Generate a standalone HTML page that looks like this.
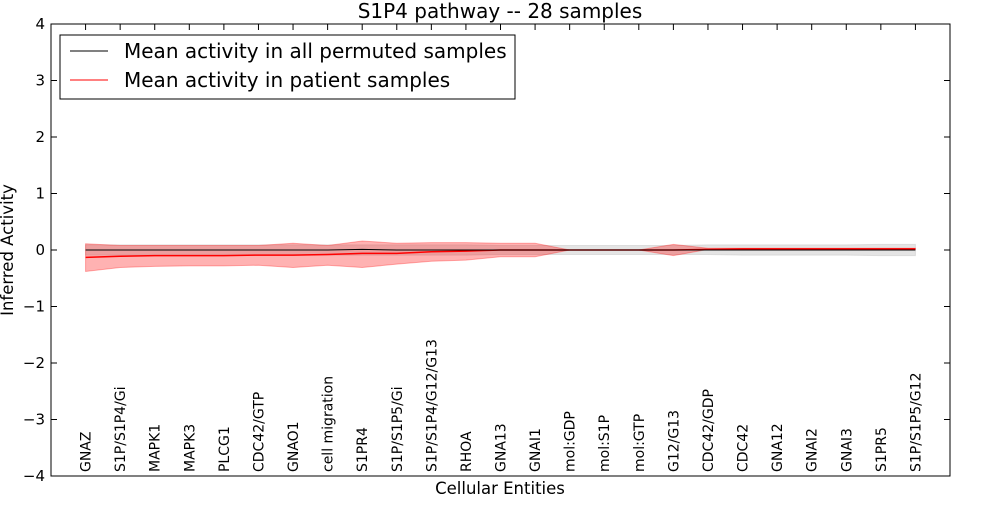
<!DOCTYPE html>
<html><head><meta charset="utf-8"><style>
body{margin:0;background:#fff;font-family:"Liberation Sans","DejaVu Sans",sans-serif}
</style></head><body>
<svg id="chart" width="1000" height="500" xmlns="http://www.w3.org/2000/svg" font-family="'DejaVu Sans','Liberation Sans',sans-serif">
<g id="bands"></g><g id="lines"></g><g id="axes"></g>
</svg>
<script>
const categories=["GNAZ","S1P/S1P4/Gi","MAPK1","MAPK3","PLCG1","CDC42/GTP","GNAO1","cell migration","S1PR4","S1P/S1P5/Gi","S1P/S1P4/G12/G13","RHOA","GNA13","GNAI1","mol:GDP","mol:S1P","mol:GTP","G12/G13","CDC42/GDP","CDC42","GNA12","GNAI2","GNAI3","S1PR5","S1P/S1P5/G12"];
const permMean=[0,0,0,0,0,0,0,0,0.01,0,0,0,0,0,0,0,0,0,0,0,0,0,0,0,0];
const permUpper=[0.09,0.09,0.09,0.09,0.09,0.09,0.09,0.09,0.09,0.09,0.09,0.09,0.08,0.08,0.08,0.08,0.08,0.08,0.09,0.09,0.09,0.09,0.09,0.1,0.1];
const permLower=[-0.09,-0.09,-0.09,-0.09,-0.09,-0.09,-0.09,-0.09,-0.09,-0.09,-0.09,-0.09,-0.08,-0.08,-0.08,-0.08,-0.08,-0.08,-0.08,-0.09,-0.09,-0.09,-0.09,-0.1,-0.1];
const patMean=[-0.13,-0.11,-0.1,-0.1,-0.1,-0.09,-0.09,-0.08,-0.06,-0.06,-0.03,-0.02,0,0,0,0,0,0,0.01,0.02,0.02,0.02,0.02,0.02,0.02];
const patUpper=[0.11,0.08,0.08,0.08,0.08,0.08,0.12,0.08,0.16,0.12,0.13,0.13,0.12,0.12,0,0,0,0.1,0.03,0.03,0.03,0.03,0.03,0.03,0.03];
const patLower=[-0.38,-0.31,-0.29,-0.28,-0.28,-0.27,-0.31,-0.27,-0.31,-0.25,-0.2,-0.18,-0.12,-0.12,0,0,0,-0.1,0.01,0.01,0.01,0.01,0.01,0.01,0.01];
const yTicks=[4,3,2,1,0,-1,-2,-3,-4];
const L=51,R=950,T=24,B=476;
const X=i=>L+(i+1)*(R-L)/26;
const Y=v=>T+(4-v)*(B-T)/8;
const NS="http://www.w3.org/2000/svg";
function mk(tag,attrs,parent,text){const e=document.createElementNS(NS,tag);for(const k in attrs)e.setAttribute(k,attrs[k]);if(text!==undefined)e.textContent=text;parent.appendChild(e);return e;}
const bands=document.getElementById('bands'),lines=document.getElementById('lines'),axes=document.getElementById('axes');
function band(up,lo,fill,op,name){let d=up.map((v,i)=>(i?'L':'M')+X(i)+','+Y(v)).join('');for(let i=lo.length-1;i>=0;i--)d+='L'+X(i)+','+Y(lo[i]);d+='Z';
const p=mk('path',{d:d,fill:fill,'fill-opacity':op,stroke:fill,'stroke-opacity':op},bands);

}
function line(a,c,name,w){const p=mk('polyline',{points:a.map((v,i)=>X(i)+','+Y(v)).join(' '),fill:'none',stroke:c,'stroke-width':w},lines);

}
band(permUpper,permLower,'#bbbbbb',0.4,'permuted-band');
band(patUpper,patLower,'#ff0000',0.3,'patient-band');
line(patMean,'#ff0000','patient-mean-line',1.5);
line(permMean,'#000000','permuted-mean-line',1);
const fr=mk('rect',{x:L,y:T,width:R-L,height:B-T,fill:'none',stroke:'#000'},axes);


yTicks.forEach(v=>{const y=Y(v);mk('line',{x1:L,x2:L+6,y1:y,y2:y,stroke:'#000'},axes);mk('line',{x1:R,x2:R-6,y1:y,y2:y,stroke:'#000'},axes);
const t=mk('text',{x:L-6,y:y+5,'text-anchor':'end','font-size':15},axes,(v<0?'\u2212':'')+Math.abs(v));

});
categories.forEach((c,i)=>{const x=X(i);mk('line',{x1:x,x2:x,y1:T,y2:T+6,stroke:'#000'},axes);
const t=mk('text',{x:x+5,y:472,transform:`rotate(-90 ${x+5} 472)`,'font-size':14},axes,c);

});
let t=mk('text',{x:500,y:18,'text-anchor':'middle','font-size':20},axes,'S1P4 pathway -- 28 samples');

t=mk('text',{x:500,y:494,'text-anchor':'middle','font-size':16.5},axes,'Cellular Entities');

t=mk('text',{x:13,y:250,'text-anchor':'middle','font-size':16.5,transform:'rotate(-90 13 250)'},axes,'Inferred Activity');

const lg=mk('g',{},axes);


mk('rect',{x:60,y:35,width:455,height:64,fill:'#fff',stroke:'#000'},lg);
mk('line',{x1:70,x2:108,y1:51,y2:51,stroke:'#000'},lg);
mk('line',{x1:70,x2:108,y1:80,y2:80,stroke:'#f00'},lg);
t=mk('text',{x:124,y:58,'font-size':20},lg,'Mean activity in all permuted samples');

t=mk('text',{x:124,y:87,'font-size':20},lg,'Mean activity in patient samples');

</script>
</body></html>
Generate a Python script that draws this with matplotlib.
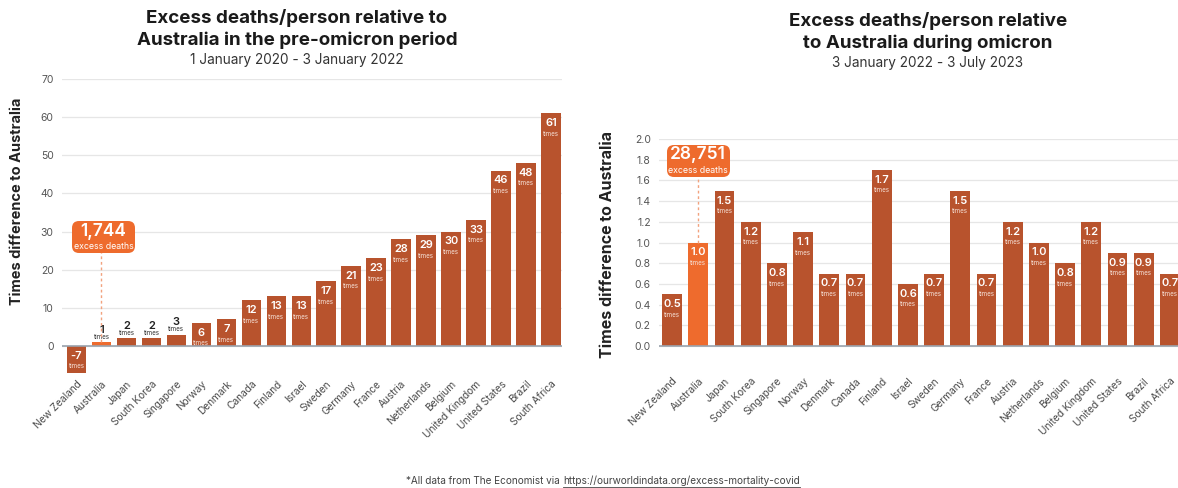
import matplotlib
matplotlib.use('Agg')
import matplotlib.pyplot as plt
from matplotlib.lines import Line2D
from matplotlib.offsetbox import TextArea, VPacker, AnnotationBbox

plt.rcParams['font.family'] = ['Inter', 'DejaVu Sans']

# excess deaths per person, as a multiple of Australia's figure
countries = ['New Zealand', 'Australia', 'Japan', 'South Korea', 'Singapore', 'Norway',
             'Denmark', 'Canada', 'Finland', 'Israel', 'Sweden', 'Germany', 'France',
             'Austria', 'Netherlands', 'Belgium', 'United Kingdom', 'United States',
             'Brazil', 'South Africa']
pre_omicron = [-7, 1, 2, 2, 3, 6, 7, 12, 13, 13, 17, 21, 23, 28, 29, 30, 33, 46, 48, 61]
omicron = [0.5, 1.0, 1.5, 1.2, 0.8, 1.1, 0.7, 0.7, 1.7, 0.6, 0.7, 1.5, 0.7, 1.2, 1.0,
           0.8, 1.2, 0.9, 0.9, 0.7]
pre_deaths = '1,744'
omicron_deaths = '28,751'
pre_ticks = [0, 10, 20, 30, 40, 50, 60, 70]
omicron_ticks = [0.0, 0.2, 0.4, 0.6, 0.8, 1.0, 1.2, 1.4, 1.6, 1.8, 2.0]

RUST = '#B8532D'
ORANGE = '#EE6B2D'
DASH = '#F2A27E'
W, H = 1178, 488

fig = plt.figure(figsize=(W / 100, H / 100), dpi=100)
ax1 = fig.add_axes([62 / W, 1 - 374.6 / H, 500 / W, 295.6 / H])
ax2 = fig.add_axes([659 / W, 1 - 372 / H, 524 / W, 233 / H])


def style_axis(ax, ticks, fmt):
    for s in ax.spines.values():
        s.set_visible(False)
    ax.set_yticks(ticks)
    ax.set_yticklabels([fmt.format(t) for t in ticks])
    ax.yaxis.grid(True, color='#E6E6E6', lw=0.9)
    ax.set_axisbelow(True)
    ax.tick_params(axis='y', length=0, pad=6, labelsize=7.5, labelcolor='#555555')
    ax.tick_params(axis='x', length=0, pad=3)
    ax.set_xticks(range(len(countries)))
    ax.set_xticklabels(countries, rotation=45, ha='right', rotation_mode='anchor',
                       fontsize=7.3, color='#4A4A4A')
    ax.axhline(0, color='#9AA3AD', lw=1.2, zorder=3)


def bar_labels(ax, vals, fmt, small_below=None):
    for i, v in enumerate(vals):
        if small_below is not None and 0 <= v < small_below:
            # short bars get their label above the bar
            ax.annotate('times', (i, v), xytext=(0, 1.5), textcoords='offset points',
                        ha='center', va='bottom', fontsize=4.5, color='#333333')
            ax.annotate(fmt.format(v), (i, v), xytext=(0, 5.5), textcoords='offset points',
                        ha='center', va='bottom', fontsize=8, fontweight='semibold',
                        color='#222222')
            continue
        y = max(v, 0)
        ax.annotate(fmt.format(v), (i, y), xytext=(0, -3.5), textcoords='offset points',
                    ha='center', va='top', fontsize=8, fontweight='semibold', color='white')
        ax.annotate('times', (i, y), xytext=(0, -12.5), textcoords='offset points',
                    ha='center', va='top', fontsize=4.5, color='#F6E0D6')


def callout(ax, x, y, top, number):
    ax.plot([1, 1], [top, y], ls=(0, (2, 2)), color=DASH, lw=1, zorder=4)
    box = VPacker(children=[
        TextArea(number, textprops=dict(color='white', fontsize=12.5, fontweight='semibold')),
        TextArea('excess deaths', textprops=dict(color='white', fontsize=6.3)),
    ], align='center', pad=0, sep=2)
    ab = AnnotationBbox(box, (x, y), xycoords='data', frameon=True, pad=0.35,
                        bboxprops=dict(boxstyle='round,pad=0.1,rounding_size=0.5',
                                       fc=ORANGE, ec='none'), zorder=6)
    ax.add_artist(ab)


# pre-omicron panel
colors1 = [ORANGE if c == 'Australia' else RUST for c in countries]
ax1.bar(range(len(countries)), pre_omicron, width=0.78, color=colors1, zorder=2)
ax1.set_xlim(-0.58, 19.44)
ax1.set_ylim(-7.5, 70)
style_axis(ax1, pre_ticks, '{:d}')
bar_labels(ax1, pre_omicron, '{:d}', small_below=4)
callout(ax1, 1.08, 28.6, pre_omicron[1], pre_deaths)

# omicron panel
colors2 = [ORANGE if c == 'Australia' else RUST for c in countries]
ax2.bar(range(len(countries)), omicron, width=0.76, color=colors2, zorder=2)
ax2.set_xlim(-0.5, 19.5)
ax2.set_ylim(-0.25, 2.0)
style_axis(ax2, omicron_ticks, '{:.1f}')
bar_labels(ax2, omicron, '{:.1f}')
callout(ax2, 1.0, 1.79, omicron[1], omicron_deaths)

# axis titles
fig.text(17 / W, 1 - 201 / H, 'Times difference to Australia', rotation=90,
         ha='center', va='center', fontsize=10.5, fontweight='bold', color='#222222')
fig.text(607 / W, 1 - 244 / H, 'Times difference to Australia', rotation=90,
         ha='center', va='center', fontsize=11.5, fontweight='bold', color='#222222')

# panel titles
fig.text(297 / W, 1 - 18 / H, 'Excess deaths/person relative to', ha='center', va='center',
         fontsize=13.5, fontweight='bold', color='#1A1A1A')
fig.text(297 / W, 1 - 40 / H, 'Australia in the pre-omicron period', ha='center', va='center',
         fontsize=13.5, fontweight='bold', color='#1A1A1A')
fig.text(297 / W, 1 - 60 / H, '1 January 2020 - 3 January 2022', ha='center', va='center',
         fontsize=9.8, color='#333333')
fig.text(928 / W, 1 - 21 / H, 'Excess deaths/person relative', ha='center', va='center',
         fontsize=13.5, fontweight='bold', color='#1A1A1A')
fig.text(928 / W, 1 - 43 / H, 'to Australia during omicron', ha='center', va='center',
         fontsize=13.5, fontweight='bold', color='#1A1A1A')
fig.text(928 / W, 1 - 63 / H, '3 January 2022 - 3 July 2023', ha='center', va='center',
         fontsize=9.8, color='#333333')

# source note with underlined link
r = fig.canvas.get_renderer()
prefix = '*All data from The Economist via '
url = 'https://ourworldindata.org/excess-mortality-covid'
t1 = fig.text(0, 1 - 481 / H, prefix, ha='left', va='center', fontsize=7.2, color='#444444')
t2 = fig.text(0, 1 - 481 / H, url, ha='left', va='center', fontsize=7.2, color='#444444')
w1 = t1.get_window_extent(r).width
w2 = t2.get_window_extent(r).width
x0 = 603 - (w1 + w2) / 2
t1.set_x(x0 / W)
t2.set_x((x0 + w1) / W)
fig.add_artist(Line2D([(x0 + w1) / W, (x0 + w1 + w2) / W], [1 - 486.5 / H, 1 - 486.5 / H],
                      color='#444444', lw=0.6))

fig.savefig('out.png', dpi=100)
****
# Exercise aim
Return all the lines that contain the string "this".

# Result of the task
Generate a standalone HTML page that looks like this.
Generate a Python script that draws this with matplotlib.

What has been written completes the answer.